The committee called for Abdelrazik’s removal from the list and the abolition of the blacklisting system. Abdelrazik is the only Canadian on the al-Qaeda and Taliban Sanctions Committee’s blacklist.

Abdelrazik spent six years in forced exile in the Sudan and time in prison, where he said he was tortured. His name was placed on the U.N. blacklist in 2006 because of allegations he was a possible al-Qaeda operative. Abdelrazik submitted a de-listing request in January, 2011, which was refused without explanation.

Abdelrezik has said that the Harper government calls him an “Islamic extremist,” which he claims is untrue. “I invite you and the rest of the committee to walk in my shoes. I invite you to live with me for one day,” he said. “I address the humanity in you to do the justice for me. Please, I suffer enough. I want to end this suffering. The decision is in your hand.”

The delegation supporting Abdelrazik is backed by a broad spectrum of groups, including faith-based groups, labor unions, community organizations, women’s associations and student groups from across Canada. In the United States, the president of the 12.5 million member AFL-CIO union sent a letter to the committee chair in his support.

“Abousfian Abdelrazik belongs to a list of Canadians who have been tortured overseas as a result of overzealous security practices. Canada’s two security agencies cleared Mr. Abdelrazik of any involvement in criminal activities,” said Sameer Zuberi, a delegate and board member of the Canadian Muslim Forum and a UQAM law student.

“However, Abdelrazik remains trapped in limbo by the 1267 list. The wide security net that is cast over Canadian Muslims sends a dangerous and inaccurate message of fear and mistrust. The result: Canadian Muslims are made to feel like fifth columns in their own homes.
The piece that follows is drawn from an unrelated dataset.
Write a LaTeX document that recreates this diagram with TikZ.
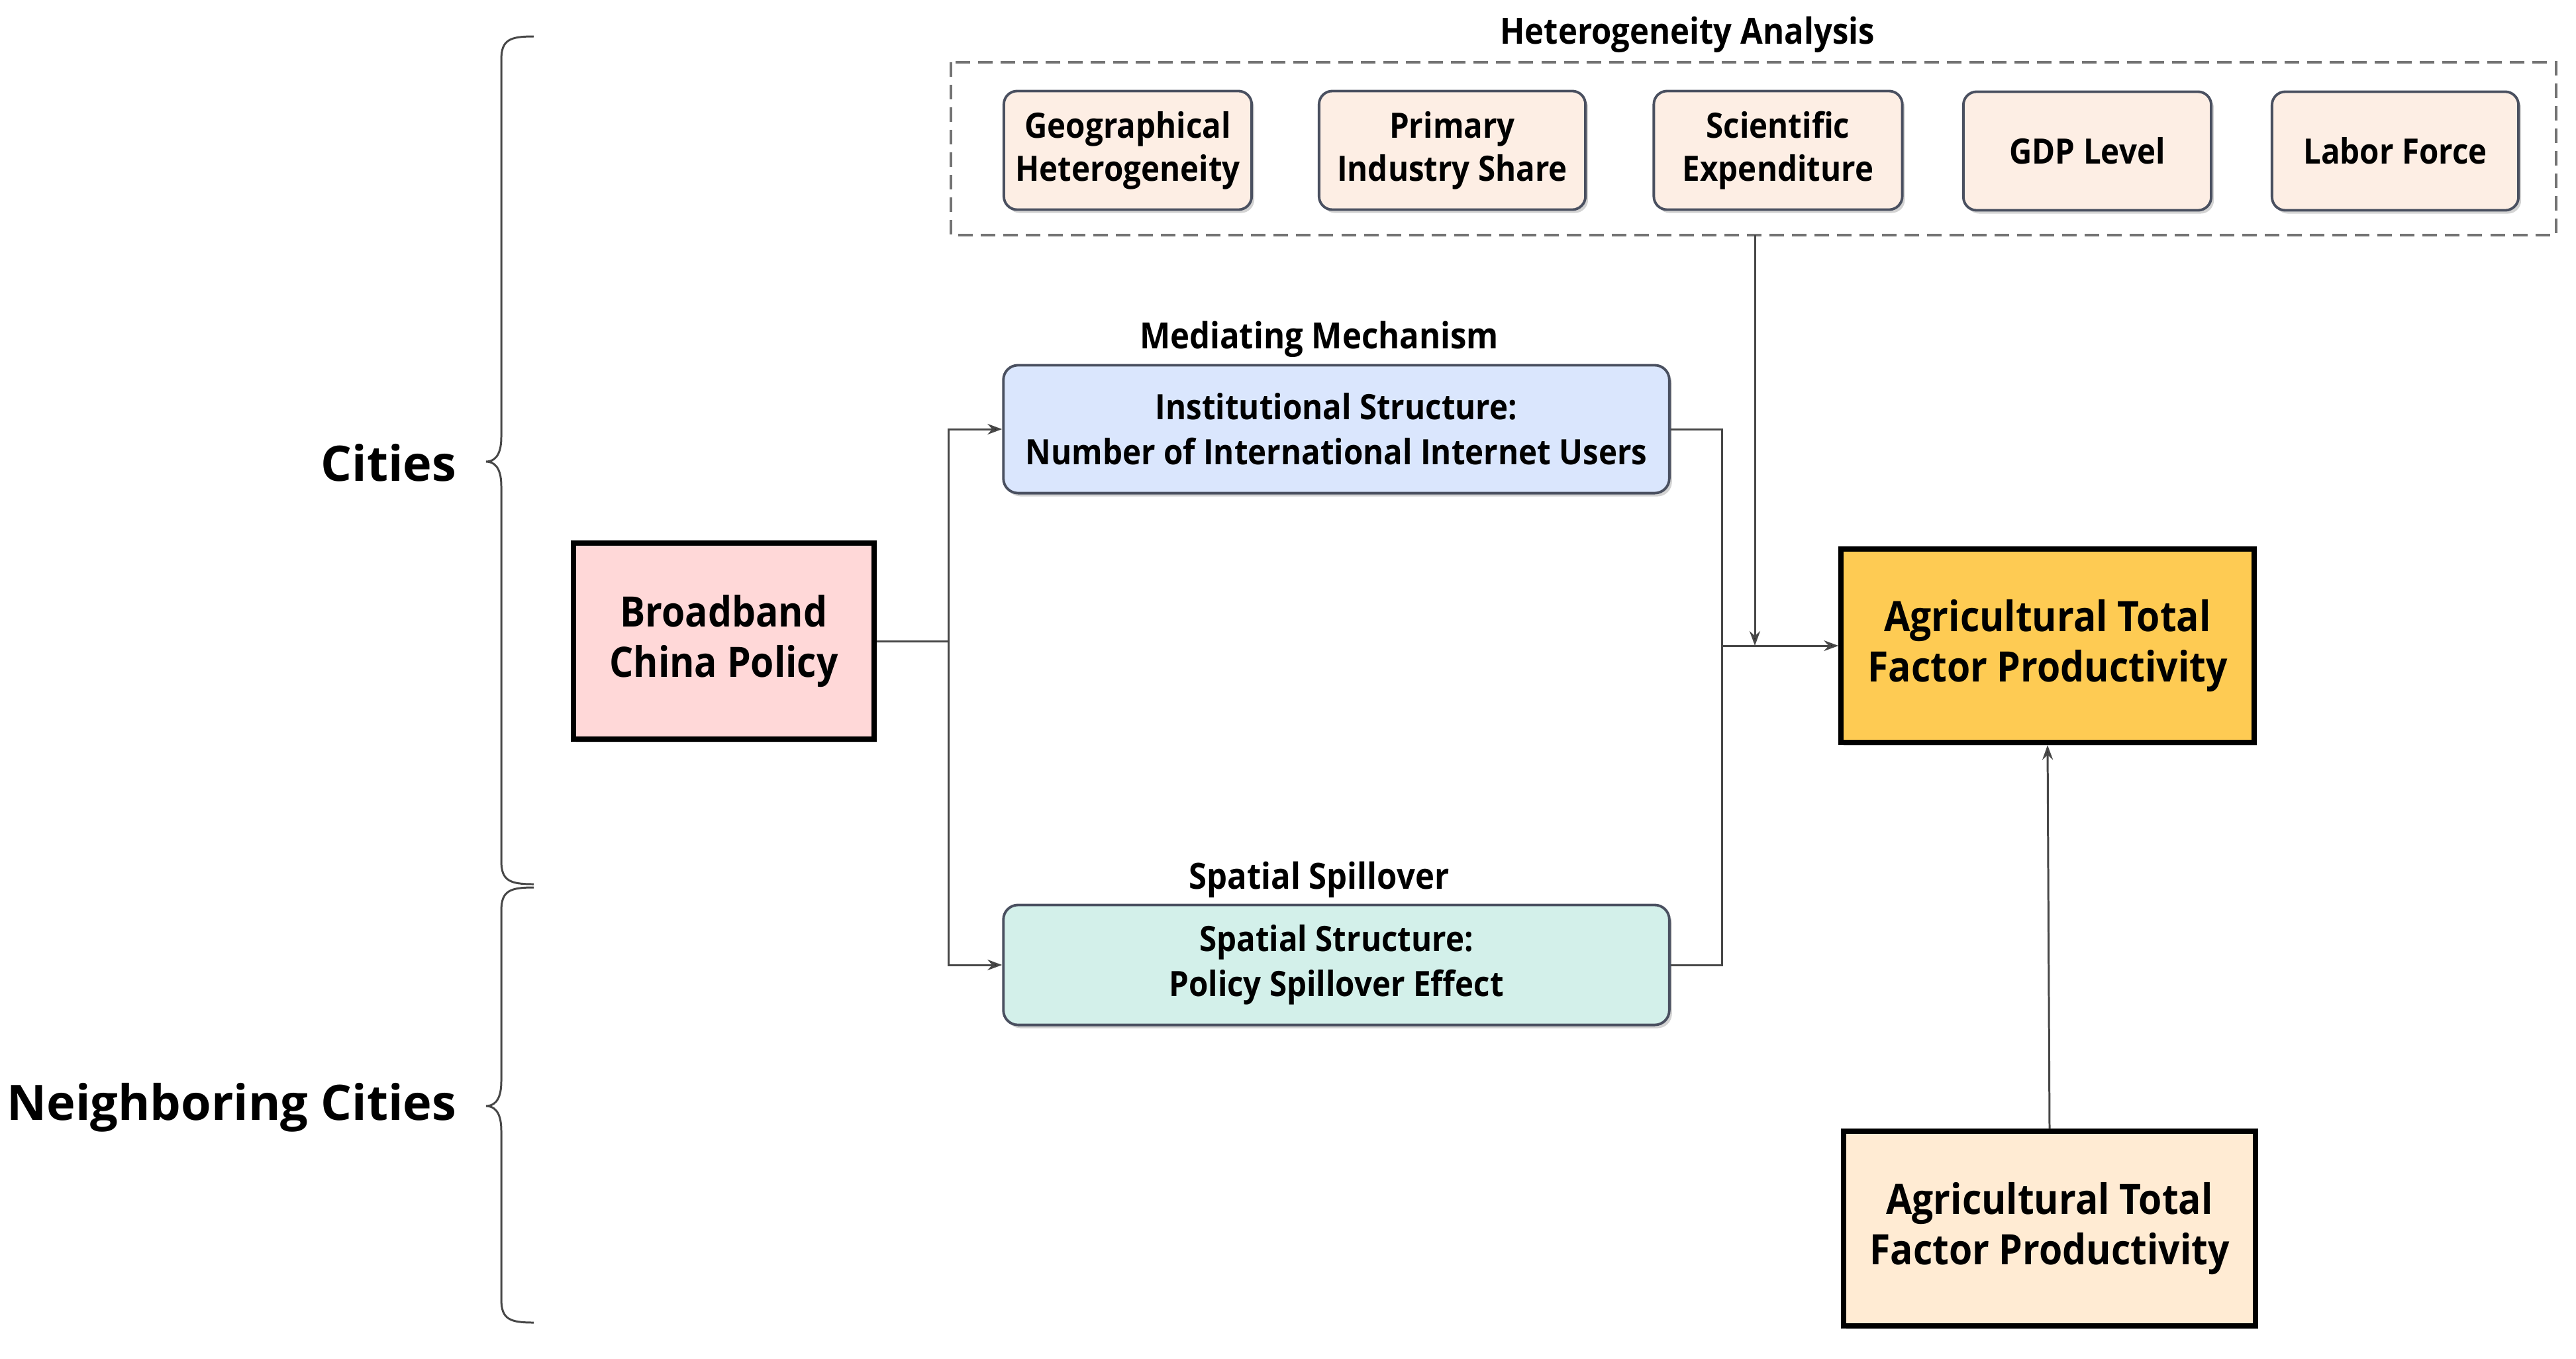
\documentclass[tikz,border=0pt]{standalone}
\usepackage{fontspec}
\setmainfont{Open Sans}[FakeStretch=0.9]
\newfontfamily\widefont{Open Sans}
\usetikzlibrary{arrows.meta,shadows}
\definecolor{cpink}{HTML}{FFD8D8}
\definecolor{cblue}{HTML}{DAE6FD}
\definecolor{cmint}{HTML}{D3F0EA}
\definecolor{cpeach}{HTML}{FDEEE4}
\definecolor{cyel}{HTML}{FECB53}
\definecolor{ccream}{HTML}{FFEBD3}
\definecolor{cedge}{HTML}{4A5060}
\definecolor{cline}{HTML}{474747}
\tikzset{
  shad/.style={drop shadow={opacity=0.35,shadow xshift=0.04cm,shadow yshift=-0.05cm}},
  bigbox/.style={draw=black,line width=2.3pt,shad,align=center,inner sep=0pt,
     font=\fontsize{18}{21.8}\selectfont\bfseries},
  roundbox/.style={draw=cedge,line width=1.1pt,rounded corners=0.22cm,shad,align=center,inner sep=0pt,
     font=\fontsize{15}{19.3}\selectfont\bfseries},
  smallbox/.style={draw=cedge,line width=1.1pt,rounded corners=0.2cm,shad,fill=cpeach,align=center,inner sep=0pt,
     minimum width=3.74cm,minimum height=1.79cm,font=\fontsize{15}{18.5}\selectfont\bfseries},
  title/.style={font=\fontsize{15.5}{19}\selectfont\bfseries,inner sep=0pt},
  side/.style={font=\widefont\fontsize{21}{25}\selectfont\bfseries,inner sep=0pt,anchor=east},
  conn/.style={draw=cline,line width=0.85pt},
  arr/.style={conn,-{Stealth[length=0.22cm,width=0.16cm,fill=black]}},
  brace/.style={draw=cline,line width=0.85pt},
}
\begin{document}
\begin{tikzpicture}[x=0.01cm,y=-0.01cm]
\useasboundingbox (0,0) rectangle (3890,2051);

% side labels and braces
\node[side] (cities) at (690,699) {Cities};
\node[side] (neigh) at (690,1672) {Neighboring Cities};
\draw[brace] (806,55) .. controls (770,55) and (757,60) .. (757,90)
  -- (757,660) .. controls (757,690) and (745,697) .. (734,697)
  .. controls (745,697) and (757,704) .. (757,734)
  -- (757,1300) .. controls (757,1330) and (770,1335) .. (806,1335);
\draw[brace] (806,1340) .. controls (770,1340) and (757,1345) .. (757,1375)
  -- (757,1633) .. controls (757,1663) and (745,1670) .. (734,1670)
  .. controls (745,1670) and (757,1677) .. (757,1707)
  -- (757,1962) .. controls (757,1992) and (770,1997) .. (806,1997);

% heterogeneity
\node[title] (hettitle) at (2548,52) {Heterogeneity Analysis};
\draw[draw=gray!90!black,line width=1.1pt,dash pattern=on 0.22cm off 0.12cm] (1436,94) rectangle (3860,355);
\coordinate (hetbot) at (2650,355);
\node[smallbox] (geo) at (1703,227) {Geographical\\Heterogeneity};
\node[smallbox,minimum width=4.02cm] (prim) at (2193,227) {Primary\\Industry Share};
\node[smallbox,minimum width=3.75cm] (sci) at (2685,227) {Scientific\\Expenditure};
\node[smallbox] (gdp) at (3152,228) {GDP Level};
\node[smallbox,minimum width=3.72cm] (lab) at (3617,228) {Labor Force};

% main nodes
\node[bigbox,fill=cpink,minimum width=4.54cm,minimum height=2.95cm] (bb) at (1093,968) {Broadband\\China Policy};
\node[title] (medt) at (1992,512) {Mediating Mechanism};
\node[roundbox,fill=cblue,minimum width=10.05cm,minimum height=1.93cm] (inst) at (2018,648) {Institutional Structure:\\Number of International Internet Users};
\node[title] (spt) at (1992,1328) {Spatial Spillover};
\node[roundbox,fill=cmint,minimum width=10.05cm,minimum height=1.81cm] (spat) at (2018,1457) {Spatial Structure:\\Policy Spillover Effect};
\node[bigbox,fill=cyel,minimum width=6.23cm,minimum height=2.92cm] (atfp) at (3092,975) {Agricultural Total\\Factor Productivity};
\node[bigbox,fill=ccream,minimum width=6.22cm,minimum height=2.93cm] (atfp2) at (3095,1855) {Agricultural Total\\Factor Productivity};

% connectors
\coordinate (j1) at (1432,968);
\draw[conn] (bb.east) -- (j1);
\draw[arr] (j1) |- (inst.west);
\draw[arr] (j1) |- (spat.west);
\coordinate (j2) at (2600,975);
\draw[conn] (inst.east) -| (j2);
\draw[conn] (spat.east) -| (j2);
\draw[arr] (j2) -- (atfp.west);
\coordinate (j3) at (2650,975);
\draw[arr] (hetbot) -- (j3);
\draw[arr] (atfp2.north) -- (atfp.south);
\end{tikzpicture}
\end{document}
This situation is neither sustainable nor healthy for society.”

The delegation delivered a strong message to the blacklist committee’s chair, Peter Wittig: that Abdelrazik should be immediately removed from the blacklist and that the blacklisting regime itself should be scrapped, as it is wholly at odds with the U.N. principles expressed in the Universal Declaration of Human Rights.

Wittig said that the delegation’s messages had been received. He asked Abdelrazik to trust in the de-listing process.